To be done – The material below includes pictures; leave them out and return only the lines between the line containing "Convert this chart to Apache ECharts code." and the line containing "var recessions = [[2008.0, 2009.58], [2020.18, 2020.42]]", inclusive, word for word.

Stored records –

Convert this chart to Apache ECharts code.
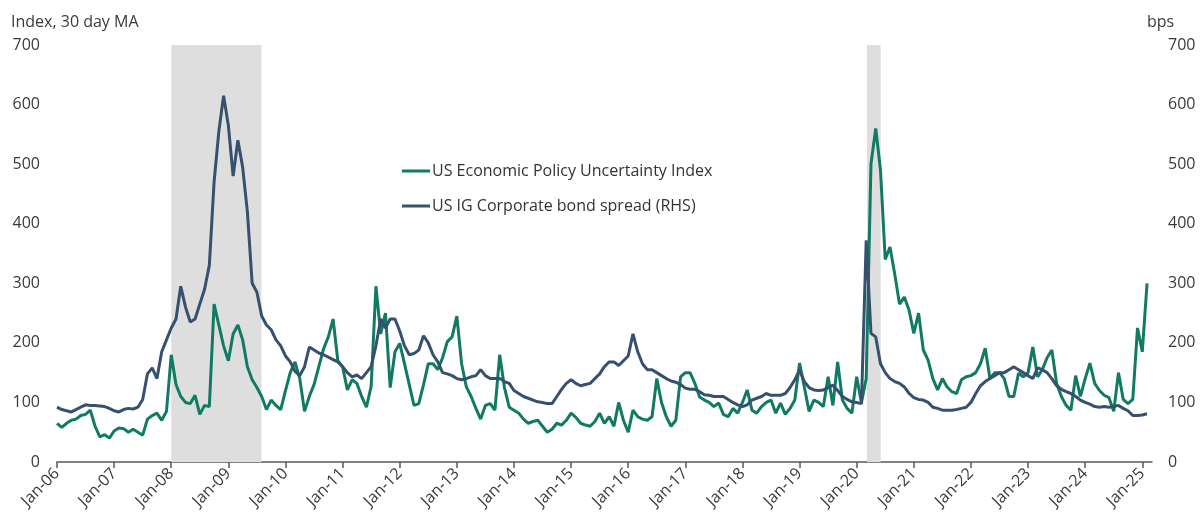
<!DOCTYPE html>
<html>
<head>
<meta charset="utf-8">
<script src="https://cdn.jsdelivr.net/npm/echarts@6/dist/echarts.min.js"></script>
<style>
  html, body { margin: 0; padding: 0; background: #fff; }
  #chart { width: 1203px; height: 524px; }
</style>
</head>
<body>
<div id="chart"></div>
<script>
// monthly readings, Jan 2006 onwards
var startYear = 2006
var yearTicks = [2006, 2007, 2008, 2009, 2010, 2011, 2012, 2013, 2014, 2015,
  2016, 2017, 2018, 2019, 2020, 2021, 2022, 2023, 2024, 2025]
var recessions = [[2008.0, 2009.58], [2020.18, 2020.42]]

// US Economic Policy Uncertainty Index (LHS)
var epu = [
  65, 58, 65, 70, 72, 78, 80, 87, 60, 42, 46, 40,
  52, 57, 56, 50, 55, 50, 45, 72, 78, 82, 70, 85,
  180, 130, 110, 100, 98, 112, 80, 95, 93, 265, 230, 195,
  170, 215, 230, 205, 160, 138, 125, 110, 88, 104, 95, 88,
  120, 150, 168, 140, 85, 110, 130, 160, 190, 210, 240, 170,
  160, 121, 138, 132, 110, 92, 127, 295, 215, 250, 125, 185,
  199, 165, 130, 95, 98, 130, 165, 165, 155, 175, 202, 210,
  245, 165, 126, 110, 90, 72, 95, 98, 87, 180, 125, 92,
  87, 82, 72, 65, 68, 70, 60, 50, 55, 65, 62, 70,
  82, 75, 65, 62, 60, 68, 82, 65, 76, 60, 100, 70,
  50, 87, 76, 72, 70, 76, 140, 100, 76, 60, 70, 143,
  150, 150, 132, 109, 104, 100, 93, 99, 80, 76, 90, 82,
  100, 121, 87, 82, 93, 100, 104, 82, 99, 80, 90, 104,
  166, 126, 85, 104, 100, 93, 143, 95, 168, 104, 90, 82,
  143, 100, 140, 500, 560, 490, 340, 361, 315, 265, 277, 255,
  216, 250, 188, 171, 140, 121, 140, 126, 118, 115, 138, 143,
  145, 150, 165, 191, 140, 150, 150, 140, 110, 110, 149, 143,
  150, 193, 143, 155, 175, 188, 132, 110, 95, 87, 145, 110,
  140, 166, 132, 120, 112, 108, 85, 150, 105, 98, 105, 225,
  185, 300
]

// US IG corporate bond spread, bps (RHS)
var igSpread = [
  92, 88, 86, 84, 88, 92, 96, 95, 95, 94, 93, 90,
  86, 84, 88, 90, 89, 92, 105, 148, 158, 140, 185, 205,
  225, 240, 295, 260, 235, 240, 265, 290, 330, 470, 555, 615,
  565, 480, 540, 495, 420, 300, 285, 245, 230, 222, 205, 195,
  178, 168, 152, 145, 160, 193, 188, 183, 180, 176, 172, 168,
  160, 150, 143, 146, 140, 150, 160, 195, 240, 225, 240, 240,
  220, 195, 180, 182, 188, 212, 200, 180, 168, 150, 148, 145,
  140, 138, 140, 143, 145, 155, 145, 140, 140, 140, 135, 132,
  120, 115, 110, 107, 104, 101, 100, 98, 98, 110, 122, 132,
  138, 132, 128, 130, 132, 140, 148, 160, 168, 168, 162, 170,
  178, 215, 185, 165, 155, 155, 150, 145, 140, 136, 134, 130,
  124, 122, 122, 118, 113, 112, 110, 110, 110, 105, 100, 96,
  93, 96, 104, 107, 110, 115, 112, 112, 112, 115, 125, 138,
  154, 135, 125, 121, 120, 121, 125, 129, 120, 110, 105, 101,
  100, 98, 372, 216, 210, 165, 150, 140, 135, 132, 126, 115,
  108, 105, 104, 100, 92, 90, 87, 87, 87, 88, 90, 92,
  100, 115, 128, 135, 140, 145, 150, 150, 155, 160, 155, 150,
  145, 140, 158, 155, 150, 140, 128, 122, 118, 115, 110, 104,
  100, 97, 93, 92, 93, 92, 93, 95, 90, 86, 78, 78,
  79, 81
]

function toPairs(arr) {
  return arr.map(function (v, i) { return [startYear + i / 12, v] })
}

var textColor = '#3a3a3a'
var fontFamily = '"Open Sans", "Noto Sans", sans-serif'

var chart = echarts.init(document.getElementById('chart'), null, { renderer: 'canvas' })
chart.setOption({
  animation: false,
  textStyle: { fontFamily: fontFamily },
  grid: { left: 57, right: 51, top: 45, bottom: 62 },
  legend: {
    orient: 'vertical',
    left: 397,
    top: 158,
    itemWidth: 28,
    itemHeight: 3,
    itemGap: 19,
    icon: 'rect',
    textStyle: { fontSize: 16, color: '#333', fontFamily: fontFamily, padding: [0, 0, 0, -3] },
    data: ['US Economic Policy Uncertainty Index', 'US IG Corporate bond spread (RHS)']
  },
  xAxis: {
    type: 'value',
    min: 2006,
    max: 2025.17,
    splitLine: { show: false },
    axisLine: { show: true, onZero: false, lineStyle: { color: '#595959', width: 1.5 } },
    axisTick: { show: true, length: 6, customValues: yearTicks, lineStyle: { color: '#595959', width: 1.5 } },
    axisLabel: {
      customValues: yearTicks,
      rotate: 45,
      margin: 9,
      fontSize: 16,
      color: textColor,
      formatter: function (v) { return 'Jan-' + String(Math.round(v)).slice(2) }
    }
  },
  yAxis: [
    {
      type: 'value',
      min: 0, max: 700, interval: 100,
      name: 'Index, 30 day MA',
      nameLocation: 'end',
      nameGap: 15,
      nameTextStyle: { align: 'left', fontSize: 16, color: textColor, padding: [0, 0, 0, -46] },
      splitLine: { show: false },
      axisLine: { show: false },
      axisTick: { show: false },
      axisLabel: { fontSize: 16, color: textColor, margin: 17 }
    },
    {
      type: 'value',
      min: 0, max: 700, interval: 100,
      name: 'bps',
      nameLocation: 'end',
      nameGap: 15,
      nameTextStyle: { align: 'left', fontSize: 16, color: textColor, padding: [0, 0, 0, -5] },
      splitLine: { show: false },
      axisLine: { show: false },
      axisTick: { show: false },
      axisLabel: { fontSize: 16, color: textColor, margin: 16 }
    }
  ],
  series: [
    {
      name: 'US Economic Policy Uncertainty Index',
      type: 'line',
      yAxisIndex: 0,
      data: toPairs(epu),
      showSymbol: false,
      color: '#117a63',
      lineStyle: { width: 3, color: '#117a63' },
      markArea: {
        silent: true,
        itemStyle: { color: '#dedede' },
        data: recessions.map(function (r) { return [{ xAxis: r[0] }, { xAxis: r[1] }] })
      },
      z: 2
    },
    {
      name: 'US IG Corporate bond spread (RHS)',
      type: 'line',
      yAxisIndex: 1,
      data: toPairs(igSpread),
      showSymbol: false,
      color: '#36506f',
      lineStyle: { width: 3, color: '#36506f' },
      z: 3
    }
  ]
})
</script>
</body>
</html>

--

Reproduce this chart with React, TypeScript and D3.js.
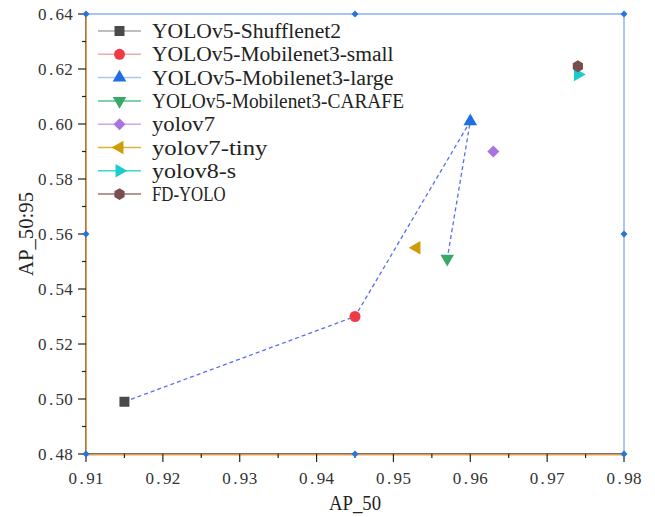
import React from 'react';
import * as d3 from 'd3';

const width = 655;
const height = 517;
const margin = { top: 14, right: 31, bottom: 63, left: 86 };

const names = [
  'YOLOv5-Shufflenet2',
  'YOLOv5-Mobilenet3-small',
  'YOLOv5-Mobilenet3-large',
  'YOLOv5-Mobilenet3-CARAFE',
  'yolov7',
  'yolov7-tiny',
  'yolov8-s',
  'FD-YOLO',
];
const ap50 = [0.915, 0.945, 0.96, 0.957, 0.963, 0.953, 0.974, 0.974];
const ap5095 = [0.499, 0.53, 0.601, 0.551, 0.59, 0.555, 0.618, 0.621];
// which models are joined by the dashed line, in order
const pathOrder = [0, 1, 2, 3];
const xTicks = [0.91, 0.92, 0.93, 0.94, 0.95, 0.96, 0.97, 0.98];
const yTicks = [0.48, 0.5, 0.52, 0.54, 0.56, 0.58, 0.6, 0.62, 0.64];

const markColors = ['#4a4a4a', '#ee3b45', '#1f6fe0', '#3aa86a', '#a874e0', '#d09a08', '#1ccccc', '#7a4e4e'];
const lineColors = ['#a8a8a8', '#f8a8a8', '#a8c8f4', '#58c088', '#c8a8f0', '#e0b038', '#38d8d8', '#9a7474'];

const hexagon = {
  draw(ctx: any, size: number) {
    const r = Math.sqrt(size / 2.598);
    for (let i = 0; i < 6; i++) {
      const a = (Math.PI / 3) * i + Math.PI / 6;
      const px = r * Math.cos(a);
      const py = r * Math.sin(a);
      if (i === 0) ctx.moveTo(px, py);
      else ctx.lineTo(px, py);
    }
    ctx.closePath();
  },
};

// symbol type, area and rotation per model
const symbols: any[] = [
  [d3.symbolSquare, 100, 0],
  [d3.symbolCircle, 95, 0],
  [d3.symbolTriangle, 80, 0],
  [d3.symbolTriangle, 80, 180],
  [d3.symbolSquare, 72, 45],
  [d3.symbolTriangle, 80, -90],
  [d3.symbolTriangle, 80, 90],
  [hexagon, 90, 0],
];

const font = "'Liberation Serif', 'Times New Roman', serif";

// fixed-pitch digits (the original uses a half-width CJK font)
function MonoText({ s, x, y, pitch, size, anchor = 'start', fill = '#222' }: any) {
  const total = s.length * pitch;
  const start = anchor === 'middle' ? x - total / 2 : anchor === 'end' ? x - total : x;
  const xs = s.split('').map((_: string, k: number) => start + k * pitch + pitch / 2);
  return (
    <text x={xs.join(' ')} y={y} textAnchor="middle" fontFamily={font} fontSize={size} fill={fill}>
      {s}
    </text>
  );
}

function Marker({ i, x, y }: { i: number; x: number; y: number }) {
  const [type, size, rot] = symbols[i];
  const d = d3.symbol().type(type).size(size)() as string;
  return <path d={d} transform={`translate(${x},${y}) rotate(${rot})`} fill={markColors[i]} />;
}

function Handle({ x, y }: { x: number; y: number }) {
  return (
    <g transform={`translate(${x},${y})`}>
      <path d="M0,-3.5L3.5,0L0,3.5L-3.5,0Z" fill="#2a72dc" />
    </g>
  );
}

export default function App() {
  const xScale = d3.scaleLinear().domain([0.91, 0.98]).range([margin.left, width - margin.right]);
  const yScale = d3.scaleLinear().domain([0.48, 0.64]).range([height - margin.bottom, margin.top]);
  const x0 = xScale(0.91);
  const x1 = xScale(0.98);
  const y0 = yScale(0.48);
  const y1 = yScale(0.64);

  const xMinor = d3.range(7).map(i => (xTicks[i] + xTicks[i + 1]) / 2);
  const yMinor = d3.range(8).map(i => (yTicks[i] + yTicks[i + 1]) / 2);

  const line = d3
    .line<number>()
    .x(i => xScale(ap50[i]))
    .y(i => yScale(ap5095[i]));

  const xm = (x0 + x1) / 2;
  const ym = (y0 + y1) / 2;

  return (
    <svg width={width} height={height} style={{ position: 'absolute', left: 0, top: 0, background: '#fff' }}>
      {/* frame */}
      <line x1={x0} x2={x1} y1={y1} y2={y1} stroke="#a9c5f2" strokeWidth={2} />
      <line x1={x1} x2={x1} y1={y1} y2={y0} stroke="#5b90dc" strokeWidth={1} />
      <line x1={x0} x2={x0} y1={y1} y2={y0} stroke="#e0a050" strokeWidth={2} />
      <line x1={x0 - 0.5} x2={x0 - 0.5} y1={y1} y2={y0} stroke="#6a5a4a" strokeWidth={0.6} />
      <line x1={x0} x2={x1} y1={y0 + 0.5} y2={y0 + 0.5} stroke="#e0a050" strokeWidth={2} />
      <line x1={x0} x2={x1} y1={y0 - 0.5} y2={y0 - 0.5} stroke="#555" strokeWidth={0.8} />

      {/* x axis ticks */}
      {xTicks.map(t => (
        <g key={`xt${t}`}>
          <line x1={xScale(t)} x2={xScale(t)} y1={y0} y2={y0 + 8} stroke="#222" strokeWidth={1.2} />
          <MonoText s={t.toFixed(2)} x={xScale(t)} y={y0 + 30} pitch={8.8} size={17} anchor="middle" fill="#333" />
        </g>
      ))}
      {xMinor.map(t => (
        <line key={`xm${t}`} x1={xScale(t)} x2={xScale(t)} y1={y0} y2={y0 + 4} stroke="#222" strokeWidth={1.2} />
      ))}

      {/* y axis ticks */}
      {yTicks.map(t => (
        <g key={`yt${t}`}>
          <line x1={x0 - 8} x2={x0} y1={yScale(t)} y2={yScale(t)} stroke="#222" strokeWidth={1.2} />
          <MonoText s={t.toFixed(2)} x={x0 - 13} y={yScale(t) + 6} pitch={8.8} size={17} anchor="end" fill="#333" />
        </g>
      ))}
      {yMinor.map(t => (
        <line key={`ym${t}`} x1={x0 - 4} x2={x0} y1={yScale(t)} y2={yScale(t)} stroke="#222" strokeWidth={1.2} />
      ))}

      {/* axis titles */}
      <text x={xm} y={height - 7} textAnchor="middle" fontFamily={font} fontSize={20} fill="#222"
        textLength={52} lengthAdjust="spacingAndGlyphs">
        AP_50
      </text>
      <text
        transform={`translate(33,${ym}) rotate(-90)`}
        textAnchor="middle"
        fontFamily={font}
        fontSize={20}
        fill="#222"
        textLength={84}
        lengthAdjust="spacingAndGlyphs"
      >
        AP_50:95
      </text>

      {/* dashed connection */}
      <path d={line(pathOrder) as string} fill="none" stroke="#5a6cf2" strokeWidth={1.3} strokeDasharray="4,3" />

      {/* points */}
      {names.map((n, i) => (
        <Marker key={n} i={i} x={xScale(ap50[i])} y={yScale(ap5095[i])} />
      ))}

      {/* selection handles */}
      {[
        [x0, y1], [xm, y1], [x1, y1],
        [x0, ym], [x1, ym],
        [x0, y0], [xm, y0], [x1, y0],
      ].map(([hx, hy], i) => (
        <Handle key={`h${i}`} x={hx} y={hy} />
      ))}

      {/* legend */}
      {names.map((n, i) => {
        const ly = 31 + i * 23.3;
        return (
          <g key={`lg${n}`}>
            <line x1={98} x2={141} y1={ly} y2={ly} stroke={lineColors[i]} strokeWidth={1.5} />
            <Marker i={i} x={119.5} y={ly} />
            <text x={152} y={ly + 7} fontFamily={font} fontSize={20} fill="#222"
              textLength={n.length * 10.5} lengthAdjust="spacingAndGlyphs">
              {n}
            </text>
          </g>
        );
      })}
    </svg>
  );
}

---

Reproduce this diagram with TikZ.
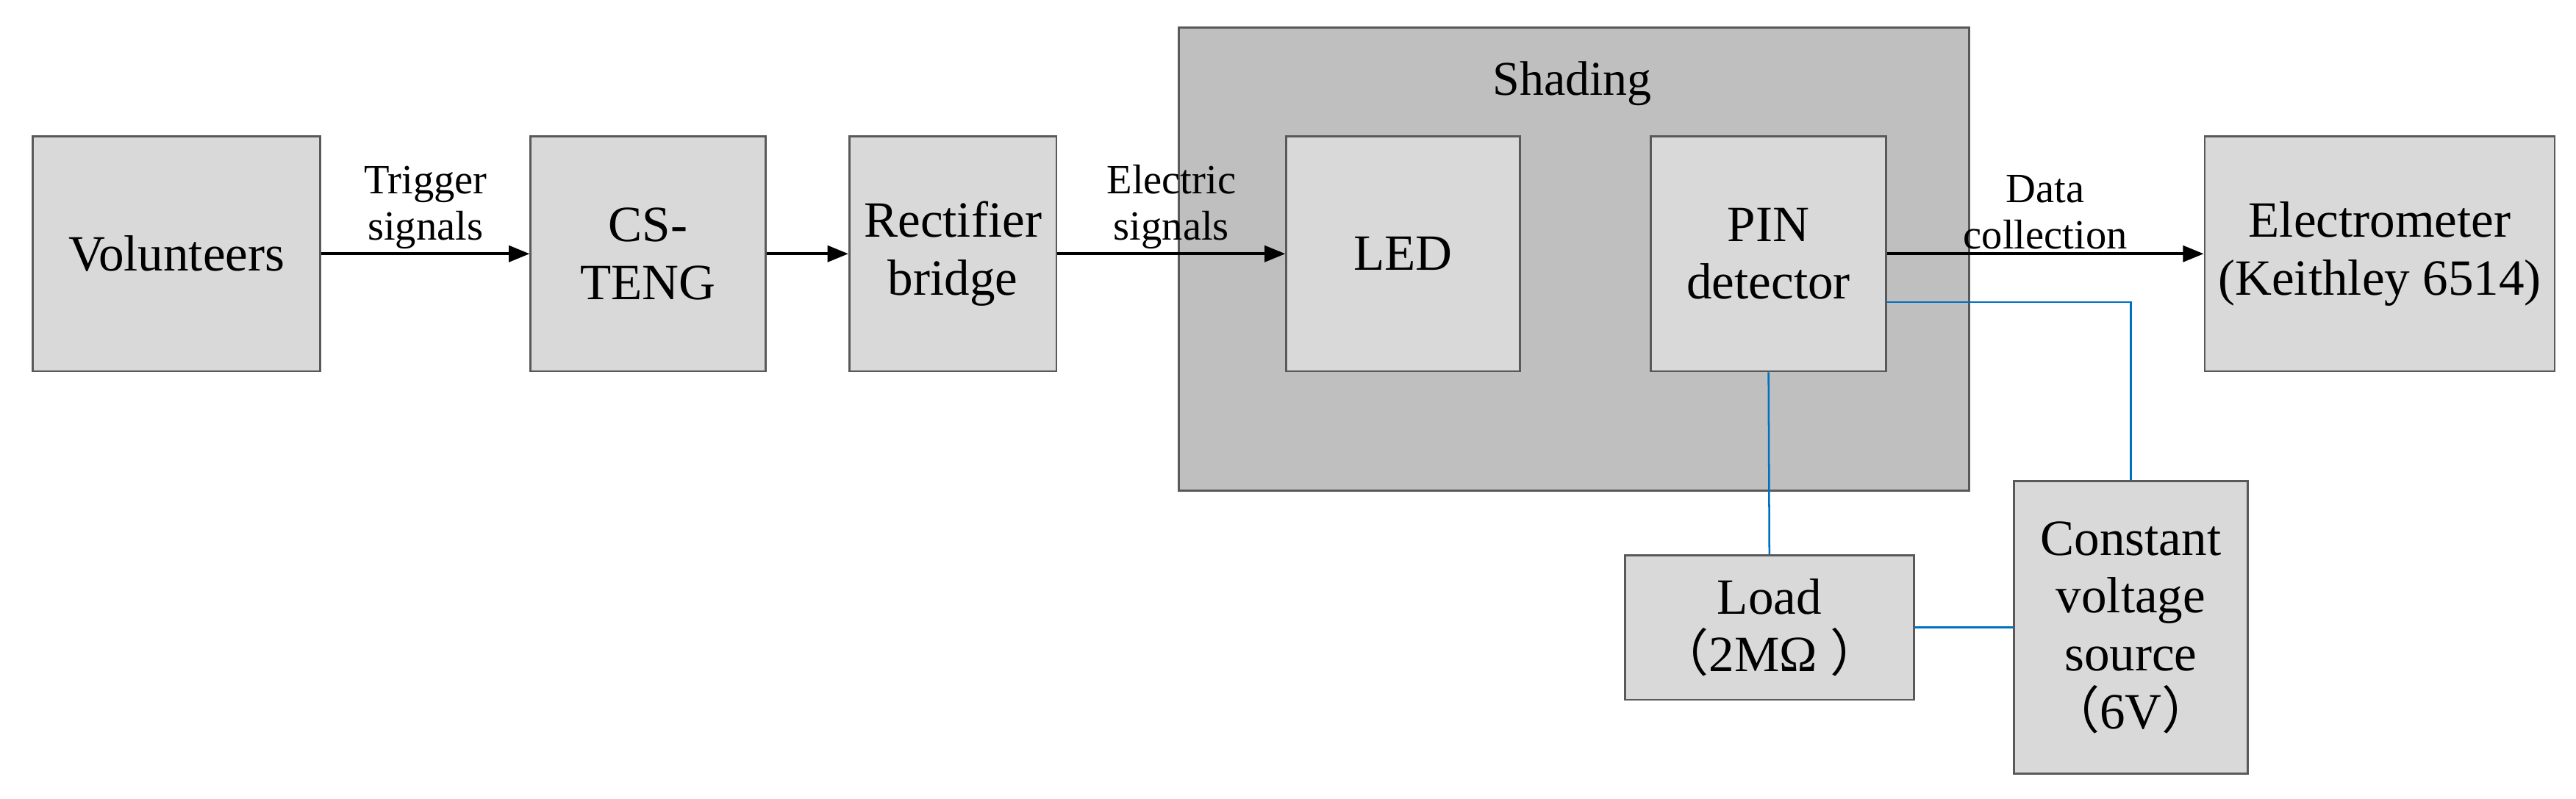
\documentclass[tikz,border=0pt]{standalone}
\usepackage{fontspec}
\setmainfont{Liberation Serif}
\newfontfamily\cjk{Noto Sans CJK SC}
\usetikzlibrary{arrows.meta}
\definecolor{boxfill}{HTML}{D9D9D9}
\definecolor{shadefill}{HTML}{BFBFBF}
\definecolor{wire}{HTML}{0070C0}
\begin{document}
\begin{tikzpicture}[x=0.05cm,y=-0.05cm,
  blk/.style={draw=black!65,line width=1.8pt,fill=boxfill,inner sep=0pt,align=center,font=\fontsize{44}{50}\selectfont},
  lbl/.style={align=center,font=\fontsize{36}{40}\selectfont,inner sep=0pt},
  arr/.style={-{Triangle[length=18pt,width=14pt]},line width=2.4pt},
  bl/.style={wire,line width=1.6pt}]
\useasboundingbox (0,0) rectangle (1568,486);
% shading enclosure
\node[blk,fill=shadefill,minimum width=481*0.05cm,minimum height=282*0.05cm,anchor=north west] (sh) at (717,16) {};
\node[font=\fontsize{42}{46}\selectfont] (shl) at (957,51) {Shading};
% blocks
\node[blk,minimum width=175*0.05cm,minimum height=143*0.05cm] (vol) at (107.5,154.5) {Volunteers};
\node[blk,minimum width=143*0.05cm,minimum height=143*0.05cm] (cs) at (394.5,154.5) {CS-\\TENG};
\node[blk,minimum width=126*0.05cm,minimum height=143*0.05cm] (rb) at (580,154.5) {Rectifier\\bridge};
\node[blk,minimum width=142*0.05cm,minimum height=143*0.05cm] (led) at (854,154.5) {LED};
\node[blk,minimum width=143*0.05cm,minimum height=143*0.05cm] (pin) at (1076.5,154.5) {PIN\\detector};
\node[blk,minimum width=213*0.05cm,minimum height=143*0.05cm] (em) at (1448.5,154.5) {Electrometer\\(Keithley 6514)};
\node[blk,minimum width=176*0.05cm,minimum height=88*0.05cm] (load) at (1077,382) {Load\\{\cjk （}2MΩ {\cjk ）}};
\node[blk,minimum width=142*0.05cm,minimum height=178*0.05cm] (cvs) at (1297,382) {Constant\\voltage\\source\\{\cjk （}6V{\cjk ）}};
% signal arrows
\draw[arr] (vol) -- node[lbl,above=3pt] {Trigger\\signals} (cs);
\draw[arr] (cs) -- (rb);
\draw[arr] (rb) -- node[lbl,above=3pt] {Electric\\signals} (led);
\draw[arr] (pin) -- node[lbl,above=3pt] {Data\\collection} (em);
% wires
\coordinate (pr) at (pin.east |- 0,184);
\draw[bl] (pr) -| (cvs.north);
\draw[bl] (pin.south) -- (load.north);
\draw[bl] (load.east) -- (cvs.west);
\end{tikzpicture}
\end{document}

Finished answer –
Convert this chart to Apache ECharts code.
<!DOCTYPE html>
<html>
<head>
<meta charset="utf-8">
<script src="https://cdn.jsdelivr.net/npm/echarts@6/dist/echarts.min.js"></script>
<style>
  html, body { margin: 0; padding: 0; background: #fff; }
  #chart { width: 1203px; height: 524px; }
</style>
</head>
<body>
<div id="chart"></div>
<script>
// monthly readings, Jan 2006 onwards
var startYear = 2006
var yearTicks = [2006, 2007, 2008, 2009, 2010, 2011, 2012, 2013, 2014, 2015,
  2016, 2017, 2018, 2019, 2020, 2021, 2022, 2023, 2024, 2025]
var recessions = [[2008.0, 2009.58], [2020.18, 2020.42]]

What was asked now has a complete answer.